The night before they had left for Vietnam, a guy roughly Alan’s age had been brought in to the ER just after dinner with an intracerebral hemorrhage. He’d collapsed at the dining room table, spilling his wine and toppling a tower of polenta and basil and sliced tomatoes, and was long unconscious by the time the EMTs arrived. She suspected instantly that’s what it was, and that the poor man’s brain was quite literally drowning in blood. The CT scan confirmed it. It was clear that emergency surgery was necessary and even if the fellow survived, he was likely going to be a vegetable when they were done. But she kept him alive until the family could all arrive or at least be allowed to weigh in long distance on how to proceed. They decided on the surgery, which was fine, and Alexis had learned the next morning, when she’d called the hospital before leaving for the airport, that the old man had died in the OR. The memory made her love the idea that the Coopers were on a bike trip in Vietnam. You just never knew when a stroke was going to leave you a stringless marionette on the dining floor beside the half-eaten remains of your supper.

Reading Group Guide

1. Alexis’s work as an emergency room doctor has shown her that life is short—and full of unexpected horrors. How do you think the trauma she’s seen in her career affects the choices she makes early in her relationship with Austin?

2. What initially attracts Alexis to Austin? How does their “meet-cute” in the ER set the tone for their relationship even before Austin disappears?

3. The Vietnam that Alexis experiences on the bike trip is full of natural beauty and thriving cities, but references are made often to the destruction that the country faced during the war. How do events of the Vietnam War loom over the action of the book despite it being set in the present? Have you ever traveled somewhere that felt deeply immersed in its past?

4. Rats are a recurring motif throughout the narrative and noted for their ability to survive chemical warfare and wreak havoc by carrying pathogens. They’re also a common—albeit loathed—aspect of life in cities like New York and Ho Chi Minh City. How are rats being used as a metaphor in this story? What “ratlike” qualities do characters like Austin and Douglas possess?

5. Why do you think Alexis insists on investigating Austin’s death when she returns home from Vietnam? What reasons might she have for trying to solve the mystery beyond the fact that the victim was her boyfriend?

6. Ken Sarafian connects personally to different aspects of Austin’s murder: he’s a Vietnam vet, and his daughter was the same age as Alexis.

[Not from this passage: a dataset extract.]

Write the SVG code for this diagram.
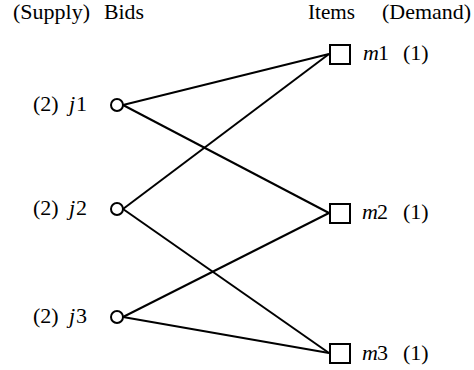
<svg xmlns="http://www.w3.org/2000/svg" width="474" height="370" viewBox="0 0 474 370">
<style>
text{font-family:'Liberation Serif',serif;font-size:22px;fill:#000}
.i{font-style:italic}
.n{fill:#fff;stroke:#000;stroke-width:2}
.e{stroke:#000;stroke-width:2;fill:none}
</style>
<rect width="474" height="370" fill="#fff"/>
<text x="13" y="19" textLength="77" lengthAdjust="spacingAndGlyphs">(Supply)</text>
<text x="104" y="19" textLength="40" lengthAdjust="spacingAndGlyphs">Bids</text>
<text x="308" y="19" textLength="47" lengthAdjust="spacingAndGlyphs">Items</text>
<text x="382" y="19" textLength="89" lengthAdjust="spacingAndGlyphs">(Demand)</text>
<g id="edges">
<line class="e" x1="123" y1="105" x2="329" y2="54"/>
<line class="e" x1="123" y1="105" x2="329" y2="213"/>
<line class="e" x1="123" y1="209" x2="329" y2="54"/>
<line class="e" x1="123" y1="209" x2="329" y2="353"/>
<line class="e" x1="123" y1="317" x2="329" y2="213"/>
<line class="e" x1="123" y1="317" x2="329" y2="353"/>
</g>
<g id="j1"><circle class="n" cx="117" cy="105" r="6"/><text x="33" y="111">(2)</text><text class="i" x="69" y="111">j</text><text x="76" y="111">1</text></g>
<g id="j2"><circle class="n" cx="117" cy="209" r="6"/><text x="33" y="215">(2)</text><text class="i" x="69" y="215">j</text><text x="76" y="215">2</text></g>
<g id="j3"><circle class="n" cx="117" cy="317" r="6"/><text x="33" y="323">(2)</text><text class="i" x="69" y="323">j</text><text x="76" y="323">3</text></g>
<g id="m1"><rect class="n" x="330" y="45" width="20" height="19"/><text class="i" x="363" y="60">m</text><text x="378" y="60">1</text><text x="403" y="60">(1)</text></g>
<g id="m2"><rect class="n" x="330" y="204" width="20" height="19"/><text class="i" x="362" y="219">m</text><text x="377" y="219">2</text><text x="403" y="219">(1)</text></g>
<g id="m3"><rect class="n" x="330" y="344" width="20" height="19"/><text class="i" x="362" y="360">m</text><text x="377" y="360">3</text><text x="403" y="360">(1)</text></g>
</svg>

Do you think these personal connections help or hinder him more as he moves through the investigation?

7. Alexis’s relationship with her mother is complicated, but loving. How do you think Alexis grows to understand her mother more after Austin’s death?

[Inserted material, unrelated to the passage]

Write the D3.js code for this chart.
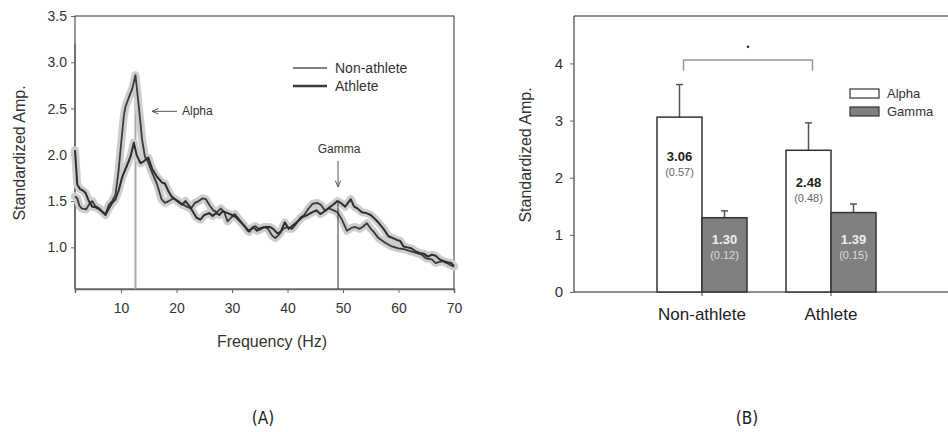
<!DOCTYPE html>
<html>
<head>
<meta charset="utf-8">
<script src="https://cdn.jsdelivr.net/npm/d3@7"></script>
<style>
  body { margin: 0; background: #fff; }
  svg text { font-family: "Liberation Sans", Arial, sans-serif; }
</style>
</head>
<body>
<div id="chart"></div>
<script>
// ---- panel A data: [frequency Hz, standardized amplitude] ----
const nonAthlete = [
  [1.7,1.55],[2.1,1.53],[2.5,1.45],[2.9,1.42],[3.7,1.41],[4.3,1.47],[4.8,1.5],[5.3,1.45],
  [6.1,1.42],[6.7,1.38],[7.2,1.36],[7.8,1.46],[8.4,1.5],[9.0,1.57],[9.5,1.8],[9.9,2.05],
  [10.5,2.42],[10.8,2.52],[11.4,2.62],[12.0,2.71],[12.6,2.86],[13.2,2.52],[13.8,2.16],
  [14.3,1.98],[14.8,1.93],[15.5,1.82],[16.5,1.68],[17.3,1.52],[17.9,1.48],[18.6,1.5],
  [19.5,1.53],[20.3,1.5],[21.0,1.47],[21.8,1.44],[22.6,1.42],[23.3,1.48],[24.0,1.5],
  [24.7,1.53],[25.3,1.52],[26.0,1.45],[26.6,1.40],[27.3,1.38],[28.0,1.42],[28.6,1.38],
  [29.2,1.28],[29.8,1.32],[30.5,1.36],[31.3,1.3],[32.0,1.25],[32.8,1.18],[33.5,1.2],
  [34.2,1.23],[35.0,1.19],[35.8,1.22],[36.5,1.2],[37.2,1.13],[37.8,1.1],[38.5,1.14],
  [39.2,1.2],[40.0,1.22],[40.8,1.2],[41.5,1.25],[42.3,1.32],[43.0,1.35],[43.8,1.42],
  [44.5,1.47],[45.3,1.48],[46.0,1.46],[46.7,1.40],[47.5,1.42],[48.3,1.4],[49.0,1.38],
  [49.8,1.3],[50.7,1.18],[51.5,1.21],[52.2,1.22],[53.0,1.2],[53.5,1.22],[54.3,1.26],
  [55.0,1.2],[55.5,1.17],[56.4,1.10],[57.6,1.05],[58.8,1.01],[60.0,0.99],[61.0,0.98],
  [62.1,0.96],[63.2,0.94],[64.2,0.92],[65.0,0.88],[66.0,0.87],[66.7,0.83],[67.2,0.84],
  [68.0,0.85],[68.7,0.83],[69.3,0.81],[70,0.79]
];
const athlete = [
  [1.7,2.05],[2.1,1.68],[2.6,1.63],[3.0,1.62],[3.6,1.59],[4.2,1.5],[4.8,1.44],[5.5,1.43],
  [6.1,1.41],[6.7,1.38],[7.2,1.35],[7.8,1.42],[8.4,1.48],[9.0,1.52],[9.6,1.62],[10.2,1.76],
  [11.1,1.89],[11.7,1.98],[12.3,2.13],[12.8,2.0],[13.5,1.91],[14.1,1.93],[14.9,1.97],
  [15.6,1.85],[16.5,1.76],[17.4,1.7],[17.9,1.69],[18.6,1.6],[19.1,1.55],[20.3,1.49],
  [21.0,1.46],[21.6,1.5],[22.4,1.44],[23.0,1.38],[23.6,1.32],[24.3,1.3],[25.0,1.35],
  [25.9,1.37],[26.5,1.34],[27.1,1.37],[27.7,1.35],[28.3,1.39],[29.2,1.37],[30.0,1.35],
  [30.8,1.32],[31.6,1.27],[32.4,1.22],[33.1,1.17],[33.8,1.22],[34.5,1.18],[35.2,1.21],
  [36.0,1.22],[36.8,1.22],[37.4,1.2],[38.2,1.15],[38.8,1.17],[39.5,1.27],[40.2,1.2],
  [41.0,1.24],[41.8,1.28],[42.8,1.33],[43.6,1.35],[44.5,1.38],[45.2,1.4],[45.9,1.36],
  [46.7,1.39],[47.5,1.43],[48.2,1.46],[49.0,1.5],[49.6,1.48],[50.4,1.44],[51.0,1.49],
  [51.4,1.52],[52.0,1.44],[52.6,1.42],[53.4,1.38],[54.2,1.37],[55.0,1.35],[55.7,1.31],
  [56.5,1.26],[57.3,1.2],[58.2,1.12],[59.0,1.1],[59.7,1.08],[60.3,1.07],[60.9,1.01],
  [61.6,1.0],[62.3,0.99],[63.0,0.96],[63.8,0.94],[64.6,0.93],[65.3,0.9],[66.0,0.92],
  [66.7,0.91],[67.4,0.87],[68.2,0.85],[68.8,0.84],[69.5,0.83],[70,0.80]
];
const freqTicks = [10, 20, 30, 40, 50, 60, 70];
const ampTicksA = [1.0, 1.5, 2.0, 2.5, 3.0, 3.5];
// marker lines: [frequency, amplitude at top of line, label]
const peakMarks = [[12.6, 2.86, "Alpha"], [49.1, 1.5, "Gamma"]];

// ---- panel B data ----
const groups = ["Non-athlete", "Athlete"];
const bands = ["Alpha", "Gamma"];
const alphaMean = [3.06, 2.48];
const alphaSD = [0.57, 0.48];
const gammaMean = [1.30, 1.39];
const gammaSD = [0.12, 0.15];
const ampTicksB = [0, 1, 2, 3, 4];

const FONT = "'Liberation Sans', Arial, sans-serif";

const svg = d3.select("#chart").append("svg")
    .attr("width", 948).attr("height", 432);

// ================= Panel A =================
const xA = d3.scaleLinear().domain([1.7, 70]).range([75, 454]);
const yA = d3.scaleLinear().domain([0.55, 3.5]).range([289, 16]);
const gA = svg.append("g");

// frame
gA.append("rect").attr("x", 75).attr("y", 16).attr("width", 379).attr("height", 273)
    .attr("fill", "none").attr("stroke", "#333").attr("stroke-width", 1);

// axes
const axisLeftA = gA.append("g").attr("transform", "translate(75,0)")
    .call(d3.axisLeft(yA).tickValues(ampTicksA).tickFormat(d3.format(".1f")).tickSize(4).tickPadding(4));
const axisBottomA = gA.append("g").attr("transform", "translate(0,289)")
    .call(d3.axisBottom(xA).tickValues(freqTicks).tickSize(4).tickPadding(10));
[axisLeftA, axisBottomA].forEach(a => {
  a.attr("font-family", FONT);
  a.select(".domain").attr("stroke", "#666").attr("stroke-width", 1.5);
  a.selectAll(".tick line").attr("stroke", "#666");
  a.selectAll("text").attr("font-size", 14).attr("fill", "#333");
});
axisLeftA.select(".domain").attr("d", "M0," + yA(3.2) + "V289");

gA.append("text").attr("x", 272).attr("y", 347).attr("text-anchor", "middle")
    .attr("font-size", 16).attr("fill", "#333").text("Frequency (Hz)");
gA.append("text").attr("transform", "translate(25,153) rotate(-90)")
    .attr("text-anchor", "middle").attr("font-size", 16).attr("fill", "#333")
    .text("Standardized Amp.");

// peak marker lines
gA.append("line").attr("x1", xA(peakMarks[0][0])).attr("x2", xA(peakMarks[0][0]))
    .attr("y1", yA(peakMarks[0][1])).attr("y2", 289)
    .attr("stroke", "#aaa").attr("stroke-width", 2);

const line = d3.line().x(d => xA(d[0])).y(d => yA(d[1])).curve(d3.curveLinear);

// SE shading drawn as a wide soft stroke behind each curve
[nonAthlete, athlete].forEach(s => {
  gA.append("path").datum(s).attr("d", line).attr("fill", "none")
    .attr("stroke", "#cdcdcd").attr("stroke-width", 8).attr("stroke-linejoin", "round")
    .attr("stroke-linecap", "round");
});
gA.append("path").datum(nonAthlete).attr("d", line).attr("fill", "none")
    .attr("stroke", "#3a3a3a").attr("stroke-width", 1.8).attr("stroke-linejoin", "round");
gA.append("path").datum(athlete).attr("d", line).attr("fill", "none")
    .attr("stroke", "#2e2e2e").attr("stroke-width", 2).attr("stroke-linejoin", "round");

gA.append("line").attr("x1", xA(peakMarks[1][0])).attr("x2", xA(peakMarks[1][0]))
    .attr("y1", yA(peakMarks[1][1])).attr("y2", 289)
    .attr("stroke", "#333").attr("stroke-width", 1);

// annotations
const arrow = (g, x1, y1, x2, y2) => {
  g.append("line").attr("x1", x1).attr("y1", y1).attr("x2", x2).attr("y2", y2)
    .attr("stroke", "#555").attr("stroke-width", 1);
  const ang = Math.atan2(y2 - y1, x2 - x1), L = 7, w = 0.4;
  g.append("path")
    .attr("d", `M${x2},${y2}L${x2 - L * Math.cos(ang - w)},${y2 - L * Math.sin(ang - w)}M${x2},${y2}L${x2 - L * Math.cos(ang + w)},${y2 - L * Math.sin(ang + w)}`)
    .attr("stroke", "#555").attr("fill", "none").attr("stroke-width", 1);
};
arrow(gA, 177, yA(2.47), 152, yA(2.47));
gA.append("text").attr("x", 182).attr("y", yA(2.47) + 4).attr("font-size", 12)
    .attr("fill", "#333").text(peakMarks[0][2]);
arrow(gA, xA(peakMarks[1][0]), 161, xA(peakMarks[1][0]), 187);
gA.append("text").attr("x", xA(peakMarks[1][0]) + 1).attr("y", 153).attr("font-size", 12)
    .attr("text-anchor", "middle").attr("fill", "#333").text(peakMarks[1][2]);

// legend
const legA = gA.append("g");
[["Non-athlete", 1.3, "#555", 68], ["Athlete", 2.4, "#3a3a3a", 86]].forEach(([t, w, c, yy]) => {
  legA.append("line").attr("x1", 293).attr("x2", 327).attr("y1", yy).attr("y2", yy)
    .attr("stroke", c).attr("stroke-width", w);
  legA.append("text").attr("x", 335).attr("y", yy + 5).attr("font-size", 14)
    .attr("fill", "#333").text(t);
});

// ================= Panel B =================
const yB = d3.scaleLinear().domain([0, 4.83]).range([292, 16]);
const xB = d3.scaleBand().domain(groups).range([637.5, 895.5]);
const xSub = d3.scaleBand().domain(bands).range([19.5, 109.5]);
const gB = svg.append("g");

gB.append("line").attr("x1", 574).attr("x2", 948).attr("y1", 16).attr("y2", 16)
    .attr("stroke", "#222");
gB.append("line").attr("x1", 574).attr("x2", 574).attr("y1", 16).attr("y2", 45)
    .attr("stroke", "#222");

const axisLeftB = gB.append("g").attr("transform", "translate(574,0)")
    .call(d3.axisLeft(yB).tickValues(ampTicksB).tickFormat(d3.format("d")).tickSize(4).tickPadding(7));
axisLeftB.attr("font-family", FONT);
axisLeftB.select(".domain").attr("d", "M0,45V292").attr("stroke", "#666").attr("stroke-width", 1.5);
axisLeftB.selectAll(".tick line").attr("stroke", "#666");
axisLeftB.selectAll("text").attr("font-size", 15).attr("fill", "#333");

const axisBottomB = gB.append("g").attr("transform", "translate(0,292)")
    .call(d3.axisBottom(xB).tickSize(4).tickPadding(12));
axisBottomB.attr("font-family", FONT);
axisBottomB.select(".domain").attr("d", "M574,0H948").attr("stroke", "#666").attr("stroke-width", 1.5);
axisBottomB.selectAll(".tick line").attr("stroke", "#444");
axisBottomB.selectAll("text").attr("font-size", 17).attr("fill", "#222");

gB.append("text").attr("transform", "translate(531,155) rotate(-90)")
    .attr("text-anchor", "middle").attr("font-size", 16).attr("fill", "#333")
    .text("Standardized Amp.");

const barData = [];
groups.forEach((g, i) => {
  barData.push({group: g, band: "Alpha", mean: alphaMean[i], sd: alphaSD[i]});
  barData.push({group: g, band: "Gamma", mean: gammaMean[i], sd: gammaSD[i]});
});

const bar = gB.selectAll(".bar").data(barData).enter().append("g").attr("class", "bar")
    .attr("transform", d => `translate(${xB(d.group) + xSub(d.band)},0)`);
const bw = xSub.bandwidth();

// error bars (upper only)
bar.append("line").attr("x1", bw / 2).attr("x2", bw / 2)
    .attr("y1", d => yB(d.mean)).attr("y2", d => yB(d.mean + d.sd))
    .attr("stroke", "#555").attr("stroke-width", 1.5);
bar.append("line").attr("x1", bw / 2 - 3.5).attr("x2", bw / 2 + 3.5)
    .attr("y1", d => yB(d.mean + d.sd)).attr("y2", d => yB(d.mean + d.sd))
    .attr("stroke", "#555").attr("stroke-width", 1.5);

bar.append("rect").attr("x", 0).attr("width", bw)
    .attr("y", d => yB(d.mean)).attr("height", d => yB(0) - yB(d.mean))
    .attr("fill", d => d.band === "Alpha" ? "#fff" : "#808080")
    .attr("stroke", "#333").attr("stroke-width", 1.5);

const labelY = d => d.band === "Alpha" ? yB(d.mean * 0.775) : yB(0.93);
bar.append("text").attr("x", bw / 2).attr("y", d => labelY(d) + 5)
    .attr("text-anchor", "middle").attr("font-size", 13).attr("font-weight", "bold")
    .attr("fill", d => d.band === "Alpha" ? "#222" : "#eee")
    .text(d => d.mean.toFixed(2));
bar.append("text").attr("x", bw / 2).attr("y", d => labelY(d) + 20)
    .attr("text-anchor", "middle").attr("font-size", 11)
    .attr("fill", d => d.band === "Alpha" ? "#666" : "#ddd")
    .text(d => "(" + d.sd.toFixed(2) + ")");

// significance bracket between alpha bars
const bx1 = xB(groups[0]) + xSub("Alpha") + bw / 2 + 4;
const bx2 = xB(groups[1]) + xSub("Alpha") + bw / 2 + 4;
gB.append("path")
    .attr("d", `M${bx1},${yB(3.87)}V${yB(4.06)}H${bx2}V${yB(3.87)}`)
    .attr("fill", "none").attr("stroke", "#999").attr("stroke-width", 1.5);
gB.append("circle").attr("cx", (bx1 + bx2) / 2).attr("cy", yB(4.29)).attr("r", 1.3)
    .attr("fill", "#333");

// legend
const legB = gB.append("g");
bands.forEach((b, i) => {
  legB.append("rect").attr("x", 850).attr("y", 89 + i * 18).attr("width", 29).attr("height", 9)
    .attr("fill", b === "Alpha" ? "#fff" : "#808080").attr("stroke", "#333").attr("stroke-width", 1.2);
  legB.append("text").attr("x", 887).attr("y", 98 + i * 18).attr("font-size", 13)
    .attr("fill", "#333").text(b);
});

// panel labels
svg.append("text").attr("x", 263).attr("y", 424).attr("text-anchor", "middle")
    .attr("font-size", 17).style("font-family", "'Liberation Sans Narrow', 'DejaVu Sans Condensed', sans-serif")
    .attr("fill", "#222").text("(A)");
svg.append("text").attr("x", 747).attr("y", 424).attr("text-anchor", "middle")
    .attr("font-size", 17).style("font-family", "'Liberation Sans Narrow', 'DejaVu Sans Condensed', sans-serif")
    .attr("fill", "#222").text("(B)");
</script>
</body>
</html>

8. Taleen Sarafian observes that the “red lotus” plague is named after a beautiful flower that “sinks at night” and “rises again at dawn.” Where else in the novel do you see themes of resurrection?

9. Written before the COVID-19 pandemic—and published just as the crisis began to spike in the US—The Red Lotus is an eerily prescient take on the devastating effects of global disease and the role of healthcare workers and first responders. What did reading The Red Lotus teach you about pandemics? Did it change how you think about COVID-19 and its aftermath? Why do you think stories about biological warfare and “new plagues” are so consistently scary?

10. How did you understand the motivation behind the creation of the “red lotus” pathogen? Do you think it was solely about money, or was there another reason so many doctors and scientists might have collaborated on something so dangerous?

11. THE RED LOTUS is Chris Bohjalian’s twentieth novel in a diverse body of work. If you’ve read any of his other books, what distinct qualities—of plot, character, theme, mood, and style—make them uniquely “Bohjalian”?